Remember, O LORD, against the sons of Edom, the day of Jerusalem, who said, "Raze it, raze it, to its very foundation!" O daughter of Babylon, who are to be destroyed, happy the one who repays you as you have served us! Happy the one who takes and dashes your little ones against the rock! (Psalm 137:7-9)

Evidently, in 586 BC, the Edomites had joined with Nebuchadnezzar's Babylonian forces against Judah and reveled in the Jews' defeat, committing atrocities against defenseless babies and youngsters.

Other Old Testament chroniclers add to the tally against Edom. God, through the prophet Ezekiel, relates the same account of fratricide, as well as what He has determined to be His just response to Edom's cruelty against His chosen people. These prophecies agree in full with Obadiah's:

» Because of what Edom did against the house of Judah by taking vengeance, and has greatly offended by avenging itself on them, therefore thus says the Lord GOD: "I will also stretch out My hand against Edom, cut off man and beast from it, and make it desolate from Teman; Dedan shall fall by the sword. I will lay My vengeance on Edom by the hand of My people Israel, that they may do in Edom according to My anger and according to My fury; and they shall know My vengeance," says the Lord GOD. (Ezekiel 25:12-14)

» "Because you have had an ancient hatred, and have shed the blood of the children of Israel by the power of the sword at the time of their calamity, when their iniquity came to an end, therefore, as I live," says the Lord GOD, "I will prepare you for blood, and blood shall pursue you. . . . Because you have said, 'These two nations and these two countries shall be mine, and we will possess them,' although the LORD was there, therefore, as I live," says the Lord GOD, "I will do according to your anger and according to the envy which you showed in your hatred against them. . . . The whole earth will rejoice when I make you desolate.
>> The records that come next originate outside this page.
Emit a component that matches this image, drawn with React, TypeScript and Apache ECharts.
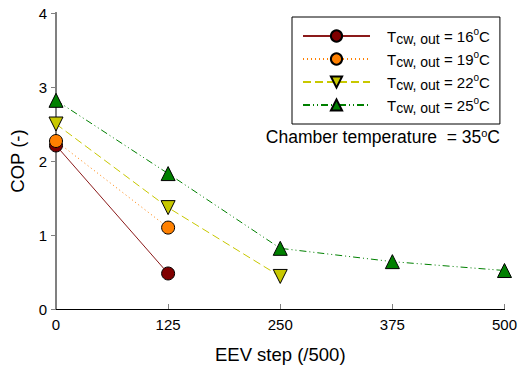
import React, { useEffect, useRef } from "react";
import * as echarts from "echarts";

// EEV step positions on the x axis
const steps = [0, 125, 250, 375, 500];
const xTicks = [0, 125, 250, 375, 500];
const yTicks = [0, 1, 2, 3, 4];

// COP values for each condenser water outlet temperature
const cop16 = [2.21, 0.48];
const cop19 = [2.27, 1.1];
const cop22 = [2.5, 1.37, 0.44];
const cop25 = [2.82, 1.83, 0.82, 0.64, 0.52];

const temps = ["16", "19", "22", "25"];
const chamberTemp = "35";

const FONT = "Liberation Sans, Arial, sans-serif";

const toPairs = (vals: number[]) => vals.map((v, i) => [steps[i], v]);

export default function App() {
  const ref = useRef<HTMLDivElement>(null);

  useEffect(() => {
    if (!ref.current) return;
    const chart = echarts.init(ref.current, null, { renderer: "svg" });

    const mk = (
      name: string,
      vals: number[],
      color: string,
      lineColor: string,
      symbol: string,
      symbolSize: number,
      lineType: any,
      symbolRotate = 0
    ) => ({
      name,
      type: "line",
      data: toPairs(vals),
      symbol,
      symbolSize,
      symbolRotate,
      clip: false,
      lineStyle: { color: lineColor, width: 1, type: lineType },
      itemStyle: { color, borderColor: "#000", borderWidth: 1 },
      z: 3,
    });

    const rich = {
      t: { fontSize: 15, fontFamily: FONT, color: "#000", lineHeight: 20, verticalAlign: "middle" },
      sub: { fontSize: 14, fontFamily: FONT, color: "#000", lineHeight: 20, verticalAlign: "bottom" },
      sup: { fontSize: 10, fontFamily: FONT, color: "#000", lineHeight: 20, verticalAlign: "top" },
    };
    const richBig = {
      t: { fontSize: 17.5, fontFamily: FONT, color: "#000", lineHeight: 20, verticalAlign: "middle" },
      sup: { fontSize: 11, fontFamily: FONT, color: "#000", lineHeight: 20, verticalAlign: "top" },
    };

    chart.setOption({
      animation: false,
      textStyle: { fontFamily: FONT },
      grid: { left: 56, right: 12, top: 13, bottom: 58 },
      legend: {
        orient: "vertical",
        left: 292,
        top: 17,
        width: 211,
        padding: [9, 10, 9, 10],
        itemGap: 3,
        itemWidth: 67,
        itemHeight: 14,
        borderColor: "#000",
        borderWidth: 1,
        data: temps,
        formatter: (name: string) => `{t|T}{sub|cw, out}{t| = ${name}}{sup|o}{t|C}`,
        textStyle: { rich, padding: [0, 0, 0, 12] },
      },
      xAxis: [
        {
          type: "value",
          min: 0,
          max: 500,
          interval: 125,
          position: "bottom",
          axisLine: { lineStyle: { color: "#000", width: 1 } },
          axisTick: { inside: true, length: 5, lineStyle: { color: "#808080" } },
          axisLabel: { color: "#000", fontSize: 15, margin: 8, fontFamily: FONT },
          splitLine: { show: false },
          name: "EEV step (/500)",
          nameLocation: "middle",
          nameGap: 36,
          nameTextStyle: { fontSize: 18.5, color: "#000", fontFamily: FONT },
        },
        {
          type: "value",
          min: 0,
          max: 500,
          position: "top",
          axisLine: { show: true, lineStyle: { color: "#000", width: 1 } },
          axisTick: { show: false },
          axisLabel: { show: false },
          splitLine: { show: false },
        },
      ],
      yAxis: [
        {
          type: "value",
          min: 0,
          max: 4,
          interval: 1,
          position: "left",
          axisLine: { show: true, lineStyle: { color: "#808080", width: 2 } },
          axisTick: { show: true, length: 5, lineStyle: { color: "#808080" } },
          axisLabel: { color: "#000", fontSize: 15, margin: 9, fontFamily: FONT },
          splitLine: { show: false },
          name: "COP (-)",
          nameLocation: "middle",
          nameGap: 29,
          nameTextStyle: { fontSize: 18.5, color: "#000", fontFamily: FONT },
        },
        {
          type: "value",
          min: 0,
          max: 4,
          position: "right",
          axisLine: { show: true, lineStyle: { color: "#808080", width: 2 } },
          axisTick: { show: false },
          axisLabel: { show: false },
          splitLine: { show: false },
        },
      ],
      graphic: [
        {
          type: "text",
          right: 20,
          top: 127,
          style: {
            text: `{t|Chamber temperature  = ${chamberTemp}}{sup|o}{t|C}`,
            rich: richBig,
          },
        },
      ],
      series: [
        mk(temps[0], cop16, "#800000", "#8b1a1a", "circle", 13, "solid"),
        mk(temps[1], cop19, "#ff8000", "#ff8000", "circle", 13, [1, 3]),
        mk(temps[2], cop22, "#c8c800", "#c8c800", "triangle", 14, [8, 4], 180),
        mk(temps[3], cop25, "#008000", "#008000", "triangle", 14, [7, 3, 1, 3, 1, 3]),
      ],
    });

    return () => chart.dispose();
  }, []);

  return (
    <div
      ref={ref}
      style={{ position: "absolute", left: 0, top: 0, width: 520, height: 369 }}
    />
  );
}
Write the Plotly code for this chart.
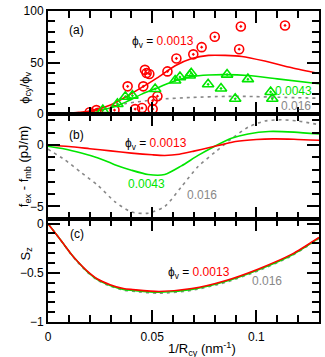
import plotly.graph_objects as go
from plotly.subplots import make_subplots

RED = "#ff0000"
GREEN = "#00e600"
GRAY = "#888888"
FONT = "Liberation Sans, Arial, sans-serif"

# (a) phi_cy / phi_v : measured points
circ_x = [0.020, 0.0232, 0.024, 0.0319, 0.0382, 0.0418, 0.0451, 0.0457, 0.0465, 0.0473,
          0.0486, 0.0502, 0.0502, 0.0525, 0.0573, 0.0616, 0.0697, 0.0737, 0.080, 0.0917,
          0.0925, 0.1137]
circ_y = [2, 4, 1.5, 4, 27, 5, 6, 27, 43, 40, 39, 13, 5, 17.5, 41.5, 54, 58, 65, 75, 63, 85, 86]
tri_x = [0.0263, 0.0333, 0.0371, 0.0405, 0.0514, 0.061, 0.0633, 0.068, 0.0687, 0.0768,
         0.083, 0.0859, 0.0898, 0.0959, 0.1068, 0.1076]
tri_y = [4, 10, 17, 18, 24.5, 32.7, 36, 37.5, 39.7, 29, 25, 38.4, 15, 34, 21.6, 15]

# (a) model curves
a_red_x = [0, 0.01, 0.02, 0.03, 0.0375, 0.045, 0.053, 0.061, 0.069, 0.077, 0.085, 0.093, 0.104, 0.117, 0.13]
a_red_y = [0, 1, 3, 9, 17, 26, 36, 47, 54, 57, 57, 56, 51.5, 45, 39.5]
a_grn_x = [0, 0.01, 0.02, 0.03, 0.0375, 0.045, 0.053, 0.061, 0.069, 0.077, 0.085, 0.096, 0.11, 0.13]
a_grn_y = [0, 0.7, 2.5, 6, 12, 19.5, 26, 32.5, 36.5, 38, 38.4, 37.5, 34.3, 29.5]
a_gry_x = [0, 0.01, 0.02, 0.03, 0.0375, 0.045, 0.053, 0.069, 0.085, 0.095, 0.11, 0.13]
a_gry_y = [0, 0.7, 3, 7, 10.5, 12.5, 14.5, 16.3, 17.3, 17.3, 16.5, 15.5]

# (b) f_ex - f_mb
b_red_x = [0, 0.01, 0.02, 0.03, 0.04, 0.05, 0.056, 0.063, 0.07, 0.077, 0.084, 0.09, 0.1, 0.108, 0.118, 0.13]
b_red_y = [0, -0.12, -0.3, -0.48, -0.66, -0.8, -0.85, -0.75, -0.5, -0.22, 0.05, 0.28, 0.45, 0.5, 0.47, 0.38]
b_grn_x = [0, 0.008, 0.016, 0.024, 0.032, 0.04, 0.048, 0.056, 0.064, 0.072, 0.08, 0.088,
           0.096, 0.106, 0.118, 0.13]
b_grn_y = [-0.1, -0.32, -0.65, -1.05, -1.6, -2.05, -2.4, -2.4, -1.7, -0.85, -0.1, 0.55,
           0.9, 1.1, 1.05, 0.89]
b_gry_x = [0, 0.008, 0.016, 0.024, 0.032, 0.04, 0.048, 0.056, 0.064, 0.072, 0.08, 0.088,
           0.096, 0.104, 0.112, 0.12, 0.13]
b_gry_y = [-0.35, -1.2, -2.25, -3.3, -4.6, -5.45, -5.55, -5.0, -3.4, -1.75, -0.6, 0.5,
           1.45, 1.95, 2.05, 1.95, 1.65]

# (c) S_z
c_x = [0, 0.0044, 0.0076, 0.0108, 0.014, 0.0187, 0.0235, 0.0298, 0.0362, 0.0406, 0.0533,
       0.069, 0.085, 0.101, 0.117, 0.13]
c_red_y = [0, -0.12, -0.21, -0.30, -0.38, -0.48, -0.56, -0.62, -0.66, -0.67, -0.69,
           -0.66, -0.58, -0.46, -0.31, -0.14]
c_grn_y = [0, -0.12, -0.21, -0.30, -0.38, -0.485, -0.565, -0.628, -0.668, -0.678, -0.698,
           -0.668, -0.588, -0.468, -0.318, -0.145]
c_gry_y = [0, -0.12, -0.212, -0.305, -0.387, -0.49, -0.572, -0.635, -0.676, -0.688, -0.708,
           -0.678, -0.598, -0.478, -0.326, -0.15]

fig = make_subplots(rows=3, cols=1, shared_xaxes=True, vertical_spacing=0)

dot = "3px,4px"


def curve(x, y, color, row, dash="solid"):
    fig.add_scatter(x=x, y=y, mode="lines", line=dict(color=color, width=1.6, dash=dash,
                    shape="spline", smoothing=0.7), row=row, col=1)


curve(a_gry_x, a_gry_y, GRAY, 1, dot)
curve(a_grn_x, a_grn_y, GREEN, 1)
curve(a_red_x, a_red_y, RED, 1)
fig.add_scatter(x=circ_x, y=circ_y, mode="markers", row=1, col=1,
                marker=dict(symbol="circle-open-dot", size=9, color=RED, line=dict(width=1.6)))
fig.add_scatter(x=tri_x, y=tri_y, mode="markers", row=1, col=1,
                marker=dict(symbol="triangle-up-open-dot", size=10, color=GREEN, line=dict(width=1.6)))

curve(b_gry_x, b_gry_y, GRAY, 2, dot)
curve(b_grn_x, b_grn_y, GREEN, 2)
curve(b_red_x, b_red_y, RED, 2)

curve(c_x, c_gry_y, GRAY, 3, dot)
curve(c_x, c_grn_y, GREEN, 3)
curve(c_x, c_red_y, RED, 3)

ax = dict(showline=True, linewidth=2, linecolor="black", mirror="allticks", ticks="inside",
          ticklen=12, tickwidth=1.5, tickcolor="black", showgrid=False, zeroline=False,
          ticklabeloverflow="allow",
          tickfont=dict(size=12, color="black", family=FONT))
minor = dict(ticks="inside", ticklen=7, tickwidth=1.5, tickcolor="black")

for r in (1, 2, 3):
    fig.update_xaxes(ax, range=[0, 0.13], tick0=0, dtick=0.05, showticklabels=(r == 3),
                     ticklabelstandoff=3, minor=dict(minor, dtick=0.01), row=r, col=1)

fig.update_yaxes(ax, range=[0, 100], tickvals=[0, 50, 100],
                 minor=dict(minor, dtick=10), domain=[0.668, 1], row=1, col=1)
fig.update_yaxes(ax, range=[-6, 2.5], tickvals=[-5, 0],
                 minor=dict(minor, tickvals=[-6, -4, -3, -2, -1, 1, 2]),
                 domain=[0.332, 0.668], row=2, col=1)
fig.update_yaxes(ax, range=[-1, 0.05], tickvals=[-1, -0.5, 0],
                 minor=dict(minor, dtick=0.1), domain=[0, 0.332], row=3, col=1)


def phi(val):
    return "ϕ<sub>v</sub> = <span style='color:%s'>%s</span>" % (RED, val)


notes = [
    ("x", "y", 0.0138, 82, "(a)", "black"),
    ("x2", "y2", 0.0138, 0.81, "(b)", "black"),
    ("x3", "y3", 0.0138, -0.11, "(c)", "black"),
    ("x", "y", 0.055, 69.5, phi("0.0013"), "black"),
    ("x", "y", 0.118, 23, "0.0043", GREEN),
    ("x", "y", 0.1188, 7.6, "0.016", GRAY),
    ("x2", "y2", 0.0517, 0.05, phi("0.0013"), "black"),
    ("x2", "y2", 0.0471, -3.2, "0.0043", GREEN),
    ("x2", "y2", 0.0738, -4.08, "0.016", GRAY),
    ("x3", "y3", 0.0724, -0.5, phi("0.0013"), "black"),
    ("x3", "y3", 0.105, -0.583, "0.016", GRAY),
]
for xr, yr, x, y, t, c in notes:
    fig.add_annotation(xref=xr, yref=yr, x=x, y=y, text=t, showarrow=False,
                       font=dict(size=12, color=c, family=FONT))

titles = [
    (-0.125, 0.81, "ϕ<sub>cy</sub>/ϕ<sub>v</sub>", -90),
    (-0.125, 0.5, "f<sub>ex</sub> - f<sub>mb</sub> (pJ/m)", -90),
    (-0.118, 0.19, "S<sub>z</sub>", -90),
    (0.567, -0.123, "1/R<sub>cy</sub> (nm<sup>-1</sup>)", 0),
]
for x, y, t, ang in titles:
    fig.add_annotation(xref="paper", yref="paper", x=x, y=y, text=t, textangle=ang,
                       showarrow=False, font=dict(size=13, color="black", family=FONT))

fig.update_layout(width=325, height=357, margin=dict(l=48, r=4, t=6, b=35),
                  paper_bgcolor="white", plot_bgcolor="white", showlegend=False,
                  font=dict(family=FONT, color="black"))

fig.write_html("out.html", config={"displayModeBar": False},
               post_script="document.body.style.margin='0';")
As you rejoiced because the inheritance of the house of Israel was desolate, so I will do to you; you shall be desolate, O Mount Seir, as well as all of Edom—all of it! Then they shall know that I am the LORD." (Ezekiel 35:5-6, 10-11, 14-15)

» Surely I have spoken in My burning jealousy against the rest of the nations and against all Edom, who gave My land to themselves as a possession, with whole-hearted joy and spiteful minds, in order to plunder its open country. (Ezekiel 36:5)

Jeremiah also refers to Edomite perfidy in the same destruction of Jerusalem:

Rejoice and be glad, O daughter of Edom, you who dwell in the land of Uz! The cup shall also pass over to you and you shall become drunk and make yourself naked [see Jeremiah 25:15-38]. . . . He will punish your iniquity, O daughter of Edom; He will uncover your sins! (Lamentations 4:21-22)

Among these, the prophecy in Joel 3:19 is most interesting, since the prophet Joel lived in the latter half of the ninth century BC, 250 years before Jerusalem fell to the Neo-Babylonians! He writes, "And Edom [shall be] a desolate wilderness, because of violence against the people of Judah, for they have shed innocent blood in their land." Amos, writing in the mid-eighth century bc, accuses Edom of similar crimes:

For three transgressions of Edom, and for four, I will not turn away its punishment, because he pursued his brother with a sword, and cast off all pity; his anger tore perpetually, and he kept his wrath forever. But I will send a fire upon Teman, which shall devour the palaces of Bozrah. (Amos 1:11-12)

In the Bible, we have a comprehensive record of the violence that Edom has perpetrated against ancient Israel and Judah. The evidence from Obadiah reveals that the Edomites will continue their anti-Israel crime spree until God Himself intervenes in the last days. He takes great offense to these heinous acts, and thus He promises, they "shall be cut off forever" (Obadiah 1:10).